Usually my questions are pretty naive, and are basically what a computer scientist would think to ask based on their own biases. For instance:

  • Neuroscience: How much computation would it take to simulate a brain? Do our current theories of how neurons work allow us to do that even in principle?
  • Political science: How does the rise of powerful multinational corporations affect theories of international security (typical past theories assume that the only major powers are states)? How do we keep software companies (like Google, etc.) politically accountable? How will cyber attacks / cyber warfare affect international security?
  • Materials science: How much of the materials design / discovery process can be automated? What are the bottlenecks to building whatever materials we would like to? How can different research groups effectively communicate and streamline their steps for synthesizing materials?

When I do this, it’s not unusual for me to end up asking questions that the other person hasn’t really thought about before. In this case, responses range from “that’s not a question that our field studies” to “I haven’t thought about this much, but let’s try to think it through on the spot”. Of course, sometimes the other person has thought about it, and sometimes my question really is just silly or ill-formed for some reason (I suspect this is true more often than I’m explicitly made aware of, since some people are too polite to point it out to me).

I find the cases where the other person hasn’t thought about the question to be striking, because it means that I as a naive outsider can ask natural-seeming questions that haven’t been considered before by an expert in the field. I think what is going on here is that I and my interlocutor are using different paradigms (in the Kuhnian sense) for determining what questions are worth asking in a field. But while there is a sense in which the other person’s paradigm is more trustworthy — since it arose from a consensus of experts in the relevant field — that doesn’t mean that it’s absolutely reliable. Paradigms tend to blind one to evidence or problems that don’t fit into that paradigm, and paradigm shifts in science aren’t really that rare. (In addition, many fields including machine learning don’t even have a single agreed-upon paradigm.)

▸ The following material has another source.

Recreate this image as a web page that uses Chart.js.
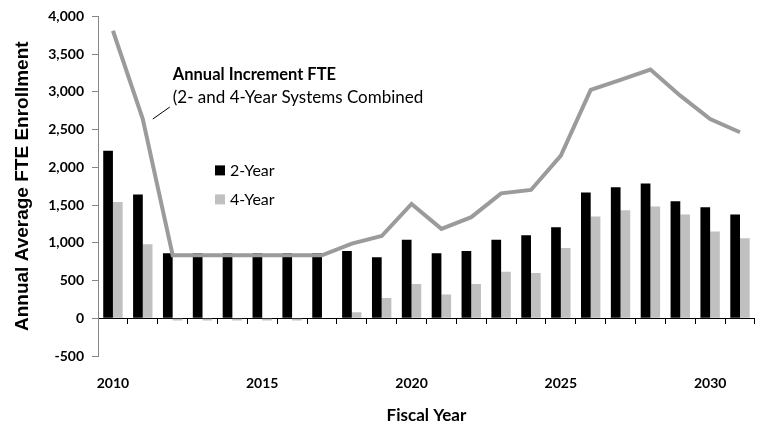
<!DOCTYPE html>
<html>
<head>
<meta charset="utf-8">
<script src="https://cdn.jsdelivr.net/npm/chart.js@4.4.0/dist/chart.umd.min.js"></script>
<style>
  html, body { margin: 0; padding: 0; background: #fff; }
  #wrap { width: 759px; height: 427px; }
</style>
</head>
<body>
<div id="wrap"><canvas id="fteChart" width="759" height="427"></canvas></div>
<script>
// fiscal years on the category axis
const years = ['2010', '2011', '2012', '2013', '2014', '2015', '2016', '2017', '2018', '2019', '2020',
  '2021', '2022', '2023', '2024', '2025', '2026', '2027', '2028', '2029', '2030', '2031'];
// only these years get a label
const labeledYears = ['2010', '2015', '2020', '2025', '2030'];

// annual increment FTE
const twoYear = [2220, 1640, 860, 860, 860, 860, 860, 860, 890, 810, 1040,
  860, 890, 1040, 1100, 1205, 1665, 1735, 1785, 1550, 1470, 1375];
const fourYear = [1540, 980, -30, -30, -30, -30, -30, 0, 80, 270, 455,
  315, 455, 615, 600, 930, 1350, 1430, 1480, 1375, 1150, 1060];
const combined = [3810, 2640, 835, 835, 835, 835, 835, 835, 990, 1090, 1515,
  1185, 1340, 1655, 1700, 2155, 3025, 3160, 3295, 2950, 2640, 2465];

const yMin = -500;
const yMax = 4000;
const yStep = 500;

const noteTitle = 'Annual Increment FTE';
const noteSub = '(2- and 4-Year Systems Combined';

const FONT = 'Lato, "Open Sans", sans-serif';

// annotation + in-plot legend, drawn after the datasets
const overlayText = {
  id: 'overlayText',
  afterDatasetsDraw(chart) {
    const ctx = chart.ctx;
    const area = chart.chartArea;
    const pt = chart.getDatasetMeta(2).data[1];
    ctx.save();

    // leader line from the 2011 point to the note
    ctx.strokeStyle = '#000';
    ctx.lineWidth = 1;
    ctx.beginPath();
    ctx.moveTo(pt.x + 10, pt.y);
    ctx.lineTo(pt.x + 27, pt.y - 12);
    ctx.stroke();

    ctx.fillStyle = '#000';
    ctx.textAlign = 'left';
    ctx.textBaseline = 'alphabetic';
    ctx.font = 'bold 16.5px ' + FONT;
    ctx.fillText(noteTitle, pt.x + 30, pt.y - 39);
    ctx.font = '17px ' + FONT;
    ctx.fillText(noteSub, pt.x + 30, pt.y - 16.5);

    // legend for the two bar series
    const lx = area.left + 117;
    let ly = area.top + 149;
    ctx.font = '16px ' + FONT;
    ctx.textBaseline = 'middle';
    chart.data.datasets.slice(0, 2).forEach(ds => {
      ctx.fillStyle = ds.backgroundColor;
      ctx.fillRect(lx, ly, 10, 10);
      ctx.fillStyle = '#000';
      ctx.fillText(ds.label, lx + 15, ly + 5.5);
      ly += 29;
    });
    ctx.restore();
  }
};

const ctx = document.getElementById('fteChart').getContext('2d');
new Chart(ctx, {
  type: 'bar',
  data: {
    labels: years,
    datasets: [
      {
        label: '2-Year',
        data: twoYear,
        backgroundColor: '#000000',
        categoryPercentage: 0.65,
        barPercentage: 1.0,
        order: 1
      },
      {
        label: '4-Year',
        data: fourYear,
        backgroundColor: '#c0c0c0',
        categoryPercentage: 0.65,
        barPercentage: 1.0,
        order: 1
      },
      {
        type: 'line',
        label: 'Combined',
        data: combined,
        borderColor: '#9b9b9b',
        borderWidth: 4,
        pointRadius: 0,
        tension: 0,
        fill: false,
        order: 0
      }
    ]
  },
  options: {
    responsive: false,
    animation: false,
    layout: { padding: { top: 15, right: 0, bottom: 0, left: 0 } },
    plugins: {
      legend: { display: false },
      tooltip: { enabled: false }
    },
    scales: {
      // axis line sits on zero, tick marks only
      x: {
        type: 'category',
        position: { y: 0 },
        offset: true,
        grid: { display: true, offset: true, drawOnChartArea: false, drawTicks: true, tickLength: 5, color: '#000' },
        border: { display: true, color: '#000', width: 1 },
        ticks: { display: false },
        afterFit: s => { s.height = 0; }
      },
      // labels at the bottom of the plot
      xLabels: {
        type: 'category',
        position: 'bottom',
        offset: true,
        grid: { display: false, drawTicks: false },
        border: { display: false },
        ticks: {
          autoSkip: false,
          maxRotation: 0,
          padding: 19,
          color: '#000',
          font: { family: FONT, size: 14, weight: 'bold' },
          callback: function (v) {
            const l = this.getLabelForValue(v);
            return labeledYears.includes(l) ? l : '';
          }
        },
        title: {
          display: true,
          text: 'Fiscal Year',
          color: '#000',
          font: { family: FONT, size: 17, weight: 'bold' },
          padding: { top: 0, bottom: 1 }
        },
        afterFit: s => { s.height = 71; }
      },
      y: {
        min: yMin,
        max: yMax,
        ticks: {
          stepSize: yStep,
          padding: 8,
          color: '#000',
          font: { family: FONT, size: 14, weight: 'bold' },
          callback: v => v.toLocaleString('en-US')
        },
        grid: { drawOnChartArea: false, drawTicks: true, tickLength: 6, color: '#868686' },
        border: { display: true, color: '#868686' },
        title: {
          display: true,
          text: 'Annual Average FTE Enrollment',
          color: '#000',
          font: { family: '"Liberation Sans", Arial, sans-serif', size: 19, weight: 'bold' },
          padding: { top: 11, bottom: 0 }
        },
        afterFit: s => { s.width = 98; }
      }
    }
  },
  plugins: [overlayText]
});
</script>
</body>
</html>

I think that as a scientist (or really, even as a citizen) it is important to be able to see outside one’s own paradigm. I currently think that I do a good job of this, but it seems to me that there’s a big danger of becoming more entrenched as I get older. Based on the above experiences, I plan to use the following test: When someone asks me a question about my field, how often have I not thought about it before? How tempted am I to say, “That question isn’t interesting”? If these start to become more common, then I’ll know something has gone wrong.

A few miscellaneous observations:

  • There are several people I know who routinely have answers to whatever questions I ask. Interestingly, they tend to be considered slightly “crackpot-ish” within their field; and they might also be less successful by conventional metrics, relatively to how smart they are considered by their colleagues. I think this is a result of the fact that most academic fields over-reward progress within that field’s paradigm and under-reward progress outside of it.
  • Beyond “slightly crakpot-ish academics”, the other set of people who routinely have answers to my questions are philosophers and some people in program manager roles (this includes certain types of VCs as well).
  • I would guess that in general technical fields that overlap with the humanities are more likely to take a broad view and not get stuck in a single paradigm. For instance, I would expect political scientists to have thought about most of the political science questions I mentioned above; however, I haven’t talked to enough political scientists (or social scientists in general) to have much confidence in this.